Es esa la puerta sagrada que vela mi alma para que no se exponga
nunca al rechazo, ni al olvido de nadie.
Y entonces, al verme amado en mi verdad, tal como soy,
la soledad estalla en mil pedazos.
El que ama nunca está solo
No
está nunca solo el que ama, el que se vincula rompiendo sus temores, el que sale de
sí mismo venciendo su prudencia y pudor.
El que se expone en su verdad sin temer el abandono. El que ama y
se ha sabido amado antes por Dios, por alguien, por un amor humano limitado y
pobre que refleja vagamente el amor eterno de Dios en su vida.
Puede amar aquel que tiene su amor más
seguro en ese Dios que camina a su lado.
Nada lo perturba porque
de esa forma ya
no siente que la vida se pueda perder en medio de tantos pasos
dados por los caminos.
Y así ya no estoy solo aunque esté solo o acompañado de extraños o
conocidos. Ya nunca camino solo aunque el silencio me aturda los oídos.
Ya nunca estaré solo, ni en la hora de mi muerte porque
la mano de Dios sostendrá mis tímidos pasos.

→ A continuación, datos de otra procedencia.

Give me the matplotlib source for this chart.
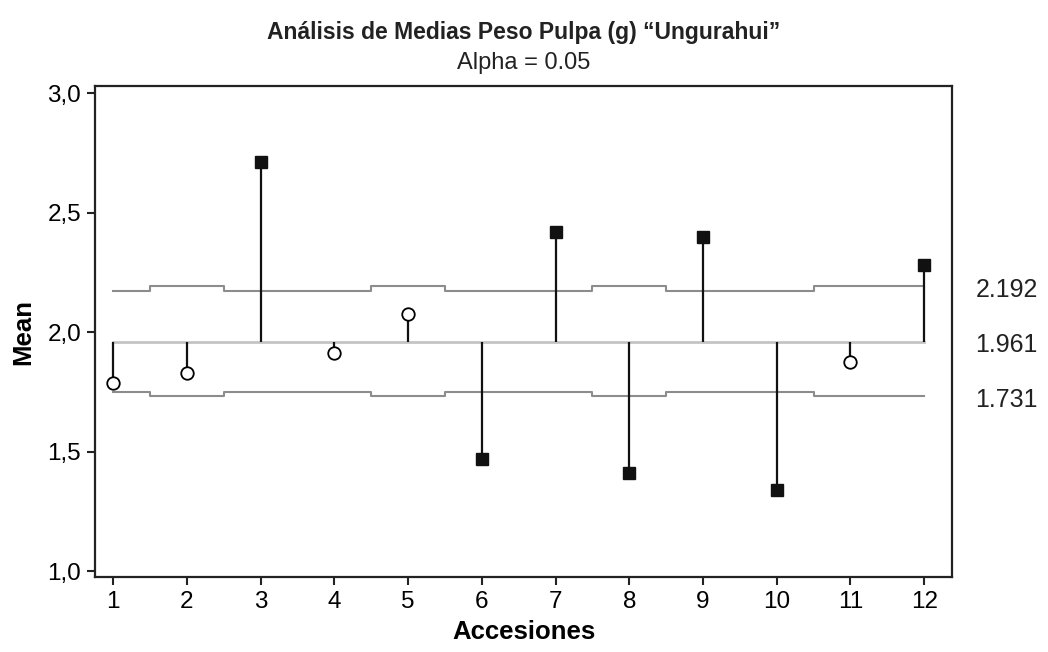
import numpy as np
import matplotlib
matplotlib.use("Agg")
import matplotlib.pyplot as plt
from matplotlib import font_manager

# pick a narrow font if there is one
names = {f.name for f in font_manager.fontManager.ttflist}
FONT = ["Liberation Sans Narrow", "Liberation Sans", "DejaVu Sans"]
FONT = [f for f in FONT if f in names] or ["DejaVu Sans"]
plt.rcParams["font.family"] = FONT

accesiones = np.arange(1, 13)
medias = [1.789, 1.831, 2.713, 1.914, 2.076, 1.470, 2.420, 1.409, 2.398, 1.339, 1.874, 2.282]
lsd = [2.171, 2.192, 2.171, 2.171, 2.192, 2.171, 2.171, 2.192, 2.171, 2.171, 2.192, 2.192]
lid = [1.751, 1.731, 1.751, 1.751, 1.731, 1.751, 1.751, 1.731, 1.751, 1.751, 1.731, 1.731]
centro = 1.961
etiquetas_der = ["2.192", "1.961", "1.731"]
valores_der = [2.192, 1.961, 1.731]
yticks = [1.0, 1.5, 2.0, 2.5, 3.0]
ytick_labels = ["1,0", "1,5", "2,0", "2,5", "3,0"]

fig = plt.figure(figsize=(10.48, 6.52), dpi=100)
ax = fig.add_axes([0.0906, 0.115, 0.818, 0.753])

# decision limits and center line
ax.step(accesiones, lsd, where="mid", color="#8c8c8c", lw=1.5, zorder=1)
ax.step(accesiones, lid, where="mid", color="#8c8c8c", lw=1.5, zorder=1)
ax.plot([accesiones[0], accesiones[-1]], [centro, centro], color="#c4c4c4", lw=2, zorder=1)

# stems and points
ax.vlines(accesiones, centro, medias, color="#111111", lw=1.6, zorder=2)
medias = np.array(medias)
fuera = (medias > np.array(lsd)) | (medias < np.array(lid))
ax.plot(accesiones[~fuera], medias[~fuera], "o", ms=9, mfc="white", mec="black",
        mew=1.3, zorder=3)
ax.plot(accesiones[fuera], medias[fuera], "s", ms=9, mfc="#111111", mec="#111111",
        zorder=3)

ax.set_xlim(0.752, 12.38)
ax.set_ylim(0.975, 3.031)
ax.set_xticks(accesiones)
ax.set_xticklabels([str(a) for a in accesiones], fontsize=17.5)
ax.set_yticks(yticks)
ax.set_yticklabels(ytick_labels, fontsize=17.5)
ax.tick_params(direction="out", length=6, width=1.5, color="#222222", pad=4)
for s in ax.spines.values():
    s.set_linewidth(1.6)
    s.set_color("#222222")

ax.set_xlabel("Accesiones", fontsize=18.5, fontweight="bold", labelpad=5)
ax.set_ylabel("Mean", fontsize=18.5, fontweight="bold", labelpad=9)

for txt, v in zip(etiquetas_der, valores_der):
    ax.text(1.027, v - 0.015, txt, transform=ax.get_yaxis_transform(), fontsize=18,
            va="center", ha="left", color="#222222")

fig.text(0.4995, 0.950, "Análisis de Medias Peso Pulpa (g) \u201cUngurahui\u201d",
         ha="center", va="center", fontsize=16.5, fontweight="bold", color="#222222")
fig.text(0.4995, 0.903, "Alpha = 0.05", ha="center", va="center", fontsize=17,
         color="#222222")

fig.savefig("out.png", dpi=100)
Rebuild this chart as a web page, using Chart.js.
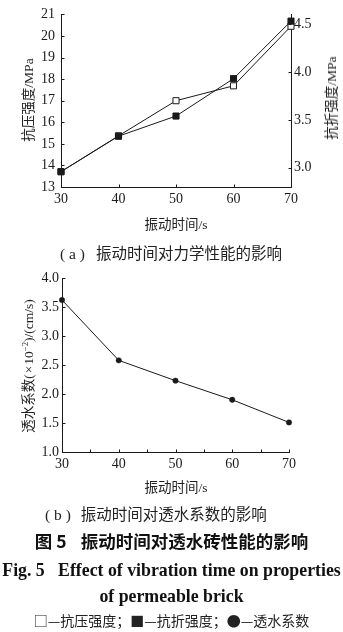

Incluso cuando camine cansado al borde del abismo. El amor es más
fuerte y la
vida anclada en corazones asciende de forma más liviana hacia el cielo.
Quiero besar la soledad que habito. Porque en
ella me hago hombre, hijo, hermano, padre. En ella soy más de Dios y más de los
hombres.
Beso esa soledad que todo hombre vive, sea cual sea su camino y
comparta sus pasos con quien los comparta.
Pero cuando vivo la soledad entrelazada en gestos de amor todo
cambia. No son mis planes los que me definen, sino mi sí alegre
y fiel al camino que Dios me señala. En Él encuentro la paz y sonrío.